Spaghetti with Arugula, Pesto, Crisped Prosciutto and Parmigiano-Reggiano. Serve 4.

Sea salt

¼ cup of pine nuts (or walnuts…I did say adapted)

4 cups arugula (preferably from the farmers market or CSA. It has a lot more pepper in the bite. However if you can only get stuff in plastic…nothing wrong with it. It’s good to eat your vegetables from any source.)

2 garlic cloves

1 cup finely grated Parmigiano-Reggiano

Couple turns of fresh cracked pepper

3 ice cubes

¾ cup of olive oil

1 teaspoon grated lemon zest

1 pound spaghetti

2 pieces of prosciutto (or salami. Acheson’s recipes calls for the salami. I didn’t have any and I wasn’t about to go out to market for the umpteenth time, so I used the ham. Shoot me.)

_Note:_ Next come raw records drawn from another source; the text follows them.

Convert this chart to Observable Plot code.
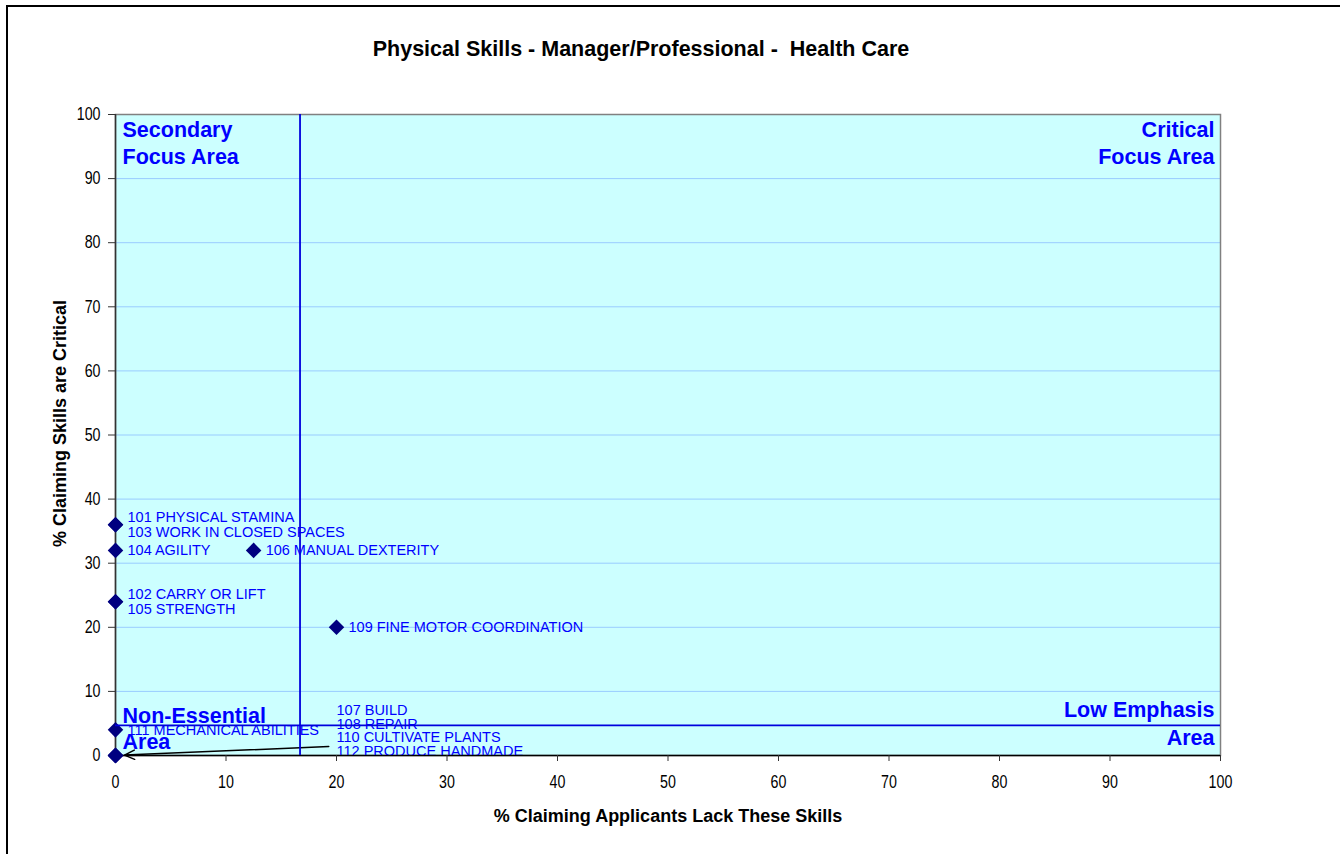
<!DOCTYPE html>
<html>
<head>
<meta charset="utf-8">
<script src="https://cdn.jsdelivr.net/npm/d3@7"></script>
<script src="https://cdn.jsdelivr.net/npm/@observablehq/plot@0.6"></script>
<style>
  html, body { margin: 0; padding: 0; background: #fff; }
  #wrap { position: relative; width: 1340px; height: 854px; overflow: hidden; font-family: Arial, "Liberation Sans", sans-serif; }
  #border { position: absolute; left: 6px; top: 5px; width: 1400px; height: 900px; border: 2px solid #000; }
  #title { position: absolute; left: 0; top: 37px; width: 1282px; text-align: center; font-weight: bold; font-size: 21.5px; line-height: 24px; white-space: pre; color: #000; }
  #chart { position: absolute; left: 0; top: 80px; }
</style>
</head>
<body>
<div id="wrap">
  <div id="border"></div>
  <div id="title">Physical Skills - Manager/Professional -  Health Care</div>
  <div id="chart"></div>
</div>
<script>
// ---- data ----
const skills = [
  "101 PHYSICAL STAMINA",
  "102 CARRY OR LIFT",
  "103 WORK IN CLOSED SPACES",
  "104 AGILITY",
  "105 STRENGTH",
  "106 MANUAL DEXTERITY",
  "107 BUILD",
  "108 REPAIR",
  "109 FINE MOTOR COORDINATION",
  "110 CULTIVATE PLANTS",
  "111 MECHANICAL ABILITIES",
  "112 PRODUCE HANDMADE CRAFTS"
];
const lackPct     = [0, 0, 0, 0, 0, 12.5, 0, 0, 20, 0, 0, 0];
const criticalPct = [36, 24, 36, 32, 24, 32, 0, 0, 20, 0, 4, 0];

const xTicks = [0, 10, 20, 30, 40, 50, 60, 70, 80, 90, 100];
const yTicks = [0, 10, 20, 30, 40, 50, 60, 70, 80, 90, 100];

const dividerLack = 16.7;     // vertical quadrant line
const dividerCritical = 4.7;  // horizontal quadrant line

const quadrantLabels = {
  secondary: "Secondary\nFocus Area",
  critical: "Critical\nFocus Area",
  nonEssential: "Non-Essential\nArea",
  lowEmphasis: "Low Emphasis\nArea"
};

const xLabel = "% Claiming Applicants Lack These Skills";
const yLabel = "% Claiming Skills are Critical";

// callout arrow start (where the moved label group sits) for the (0,0) point
const calloutStart = {lack: 19.3, critical: 1.4};

// ---- build table ----
const points = skills.map((s, i) => ({skill: s, lack: lackPct[i], critical: criticalPct[i]}));
const groups = d3.groups(points, d => d.lack + "," + d.critical).map(([key, items]) => ({
  key,
  lack: items[0].lack,
  critical: items[0].critical,
  text: items.map(d => d.skill).join("\n")
}));
const normalGroups = groups.filter(g => !(g.lack === 0 && g.critical === 0));
const movedGroups = groups.filter(g => g.lack === 0 && g.critical === 0);

const font = 'Arial, "Liberation Sans", sans-serif';
const blue = "#0000ff";

const chart = Plot.plot({
  width: 1340,
  height: 774,
  marginLeft: 115,
  marginRight: 120,
  marginTop: 34,
  marginBottom: 99,
  style: {fontFamily: font, fontSize: "15px", background: "transparent", overflow: "visible", color: "#000"},
  x: {domain: [0, 100]},
  y: {domain: [0, 100]},
  marks: [
    Plot.frame({fill: "#ccffff", stroke: null}),
    Plot.gridY({ticks: yTicks.filter(t => t > 0 && t < 100), stroke: "#99ccff", strokeOpacity: 1, strokeWidth: 1}),
    Plot.frame({stroke: "#808080", strokeWidth: 1.5}),
    Plot.ruleX([0], {stroke: "#333", strokeWidth: 1.5}),
    Plot.ruleY([0], {stroke: "#000", strokeWidth: 1.5}),
    Plot.axisY({ticks: yTicks, tickSize: 7, tickPadding: 8, fontSize: 15, label: null, stroke: "#333"}),
    Plot.axisX({ticks: xTicks, tickSize: 6, tickPadding: 14, fontSize: 15, label: null, stroke: "#333"}),
    Plot.text([xLabel], {frameAnchor: "bottom", text: d => d, textAnchor: "middle", lineAnchor: "top", dy: 54, fontSize: 18, fontWeight: "bold", fill: "#000"}),
    Plot.text([yLabel], {frameAnchor: "left", text: d => d, textAnchor: "middle", lineAnchor: "middle", rotate: -90, dx: -55, dy: -11.5, fontSize: 18, fontWeight: "bold", fill: "#000"}),
    Plot.arrow(movedGroups, {
      x1: () => calloutStart.lack, y1: () => calloutStart.critical,
      x2: "lack", y2: "critical",
      stroke: "#000", strokeWidth: 1.5, headLength: 11, headAngle: 50, insetEnd: 9
    }),
    Plot.text(normalGroups, {
      x: "lack", y: "critical", text: "text",
      textAnchor: "start", lineAnchor: "middle", dx: 12, fontSize: 14.5, lineHeight: 1.05, fill: blue
    }),
    Plot.text(movedGroups, {
      x: "lack", y: "critical", text: "text",
      textAnchor: "start", lineAnchor: "top", dx: 221, dy: -50, fontSize: 14.5, lineHeight: 0.93, lineWidth: 13.5, fill: blue, clip: true
    }),
    Plot.dot(points, {x: "lack", y: "critical", symbol: "diamond2", r: 7, fill: "#000080", stroke: null}),
    Plot.ruleX([dividerLack], {stroke: "#0000dd", strokeWidth: 1.8}),
    Plot.ruleY([dividerCritical], {stroke: "#0000dd", strokeWidth: 1.8}),
    Plot.text([quadrantLabels.secondary], {frameAnchor: "top-left", text: d => d, textAnchor: "start", lineAnchor: "top", dx: 7, dy: 3.8, fontSize: 21.5, fontWeight: "bold", lineHeight: 1.25, fill: blue}),
    Plot.text([quadrantLabels.critical], {frameAnchor: "top-right", text: d => d, textAnchor: "end", lineAnchor: "top", dx: -6, dy: 3.5, fontSize: 21.5, fontWeight: "bold", lineHeight: 1.25, fill: blue}),
    Plot.text([quadrantLabels.nonEssential], {frameAnchor: "bottom-left", text: d => d, textAnchor: "start", lineAnchor: "top", dx: 7, dy: -51, fontSize: 21.5, fontWeight: "bold", lineHeight: 1.2, fill: blue}),
    Plot.text([quadrantLabels.lowEmphasis], {frameAnchor: "bottom-right", text: d => d, textAnchor: "end", lineAnchor: "top", dx: -6, dy: -58.5, fontSize: 21.5, fontWeight: "bold", lineHeight: 1.3, fill: blue})
  ]
});
// the reference's tick numerals are slightly tall and narrow
chart.querySelectorAll('g[aria-label*="tick label"] text').forEach(t => {
  const tr = t.getAttribute("transform") || "";
  t.setAttribute("transform", tr + " scale(0.95,1.2)");
});
document.getElementById("chart").appendChild(chart);
</script>
</body>
</html>
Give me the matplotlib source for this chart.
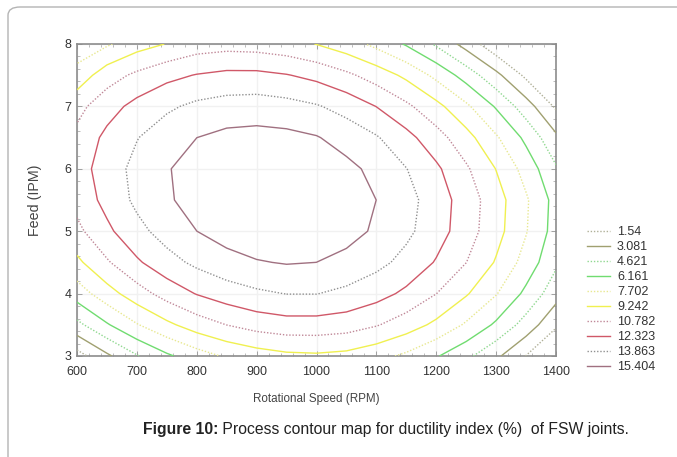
import numpy as np
import matplotlib
matplotlib.use("Agg")
import matplotlib.pyplot as plt
from matplotlib.lines import Line2D
from matplotlib.patches import FancyBboxPatch
from matplotlib.ticker import MultipleLocator

# grid: rotational speed (RPM) x feed (IPM)
speed = [600, 650, 700, 750, 800, 850, 900, 950, 1000, 1050, 1100, 1150, 1200, 1250, 1300, 1350, 1400]
feed = [3.0, 3.5, 4.0, 4.5, 5.0, 5.5, 6.0, 6.5, 7.0, 7.5, 8.0]

# ductility index (%) at each grid node, one row per feed value
ductility = [
    [0.9, 2.8, 4.5, 5.9, 7.0, 7.9, 8.5, 8.9, 9.0, 8.8, 8.2, 7.4, 6.3, 5.0, 3.4, 1.5, -0.6],
    [4.2, 6.0, 7.6, 8.9, 10.0, 10.8, 11.4, 11.7, 11.7, 11.5, 10.9, 10.0, 8.9, 7.5, 5.9, 4.0, 1.8],
    [6.9, 8.6, 10.1, 11.4, 12.4, 13.1, 13.6, 13.9, 13.9, 13.5, 12.9, 12.0, 10.8, 9.4, 7.8, 5.8, 3.7],
    [8.9, 10.6, 12.1, 13.3, 14.2, 14.9, 15.3, 15.5, 15.4, 15.0, 14.3, 13.4, 12.2, 10.8, 9.1, 7.1, 4.9],
    [10.4, 12.0, 13.4, 14.5, 15.4, 16.0, 16.4, 16.5, 16.3, 15.9, 15.2, 14.2, 13.0, 11.5, 9.8, 7.8, 5.5],
    [11.3, 12.8, 14.2, 15.2, 16.0, 16.5, 16.8, 16.8, 16.6, 16.1, 15.4, 14.4, 13.1, 11.6, 9.9, 7.9, 5.6],
    [11.6, 13.1, 14.3, 15.3, 16.0, 16.5, 16.7, 16.6, 16.3, 15.8, 15.0, 13.9, 12.6, 11.0, 9.2, 7.1, 4.8],
    [11.2, 12.7, 13.8, 14.7, 15.4, 15.8, 15.9, 15.8, 15.5, 14.8, 14.0, 12.8, 11.4, 9.8, 7.9, 5.8, 3.4],
    [10.3, 11.7, 12.8, 13.6, 14.2, 14.5, 14.6, 14.4, 14.0, 13.3, 12.3, 11.1, 9.7, 8.0, 6.0, 3.8, 1.3],
    [8.3, 10.1, 11.1, 11.9, 12.4, 12.7, 12.7, 12.4, 11.9, 11.1, 10.1, 8.9, 7.3, 5.5, 3.5, 1.2, -1.3],
    [6.7, 7.5, 8.6, 9.3, 10.0, 10.2, 10.1, 9.8, 9.2, 8.4, 7.3, 6.0, 4.4, 2.5, 0.4, -2.0, -4.6],
]

levels = [1.54, 3.081, 4.621, 6.161, 7.702, 9.242, 10.782, 12.323, 13.863, 15.404]
level_labels = ["1.54", "3.081", "4.621", "6.161", "7.702", "9.242", "10.782", "12.323", "13.863", "15.404"]

colors = ["#b0b098", "#a0a070", "#90d890", "#70dc70", "#e8e890", "#f0f050",
          "#c08898", "#d05868", "#909090", "#a07080"]
styles = [(0, (1, 1.3)), "-"] * 5

plt.rcParams["font.family"] = ["Liberation Sans", "DejaVu Sans"]
fig = plt.figure(figsize=(6.77, 4.57), dpi=100)

# rounded frame around the figure panel (cut off at right and bottom)
fig.patches.append(FancyBboxPatch((8 / 677, -0.3), 1.2, 1.3 - 7 / 457,
                                  boxstyle="round,pad=0,rounding_size=0.018",
                                  transform=fig.transFigure, fill=False,
                                  edgecolor="#b4b4b4", linewidth=1.0))

ax = fig.add_axes([77 / 677, 101 / 457, 479 / 677, 312 / 457])
ax.contour(speed, feed, ductility, levels=levels, colors=colors,
           linestyles=styles, linewidths=1.0, zorder=3)
ax.set_xlim(600, 1400)
ax.set_ylim(3, 8)

ax.xaxis.set_major_locator(MultipleLocator(100))
ax.xaxis.set_minor_locator(MultipleLocator(20))
ax.yaxis.set_major_locator(MultipleLocator(1))
ax.yaxis.set_minor_locator(MultipleLocator(0.2))
ax.grid(True, which="major", color="#f1f1f1", linewidth=1.0, zorder=0)
ax.tick_params(which="both", direction="in", top=True, right=True,
               color="#a0a0a0", labelsize=9, labelcolor="#333333")
ax.tick_params(which="major", length=3.5, width=0.7)
ax.tick_params(which="minor", length=2.2, width=0.5)
ax.tick_params(axis="x", pad=7)
ax.tick_params(axis="y", pad=4)
for sp in ax.spines.values():
    sp.set_color("#8c8c8c")
    sp.set_linewidth(1.2)

ax.set_xlabel("Rotational Speed (RPM)", fontsize=8.4, color="#444444", labelpad=11)
ax.set_ylabel("Feed (IPM)", fontsize=10.3, color="#444444", labelpad=16)

handles = [Line2D([], [], color=c, linestyle=s, linewidth=1.0) for c, s in zip(colors, styles)]
fig.legend(handles, level_labels, loc="upper left",
           bbox_to_anchor=(587 / 677, 1 - 226 / 457), frameon=False,
           fontsize=9, handlelength=1.8, handletextpad=0.6,
           labelspacing=0.24, borderpad=0, borderaxespad=0, labelcolor="#333333")

cap = fig.text(143 / 677, 1 - 437 / 457, "Figure 10:", fontsize=11.3, fontweight="bold",
               color="#222222", va="bottom")
fig.add_artist(plt.Annotation(" Process contour map for ductility index (%)  of FSW joints.",
                              xy=(1, 0), xycoords=cap, va="bottom", ha="left",
                              fontsize=11.3, color="#222222"))

fig.savefig("out.png", dpi=100)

  1. In a large stockpot bring 4 quarts of water to a boil. Salt the water enough so you can taste it.
  2. Toast nuts in a skillet until lightly browned. Take two-thirds (eyeball it) for the pesto, the rest for garnishing. Place on the side for cooling.
  3. In a food processor or blender, combine the arugula, the two-thirds pine nuts, garlic, grated cheese, 1 teaspoon of salt, the pepper and the ice cubes. Puree on high for 30 seconds. Using the chute, with the motor running and the olive oil in a slow drizzle. Scrape everything down the sides until all the leaves are in the pesto, creating a smooth sauce. Stir in the lemon zest and put aside.
  4. Add the spaghetti to the boiling water, stir immediately and then cook to al dente. (If you made your own pasta…Good for you. Use that.) Drain into a colander and chill down with cold water. Turn into a large bowl. Drizzle with olive oil, salt and pepper. Stir. Add the pesto until coating all the pasta evenly.
  5. While the pasta cooks, add a little olive oil to a pan and crisp up the prosciutto, like bacon. Drain on a paper towel.
  6. Shave some of the cheese, chopped arugula, prosciutto and pine nuts to the top and serve-up family-style. (Or divide into 4 bowls.) (Lately, I’m really into family-style serving and letting people help themselves.)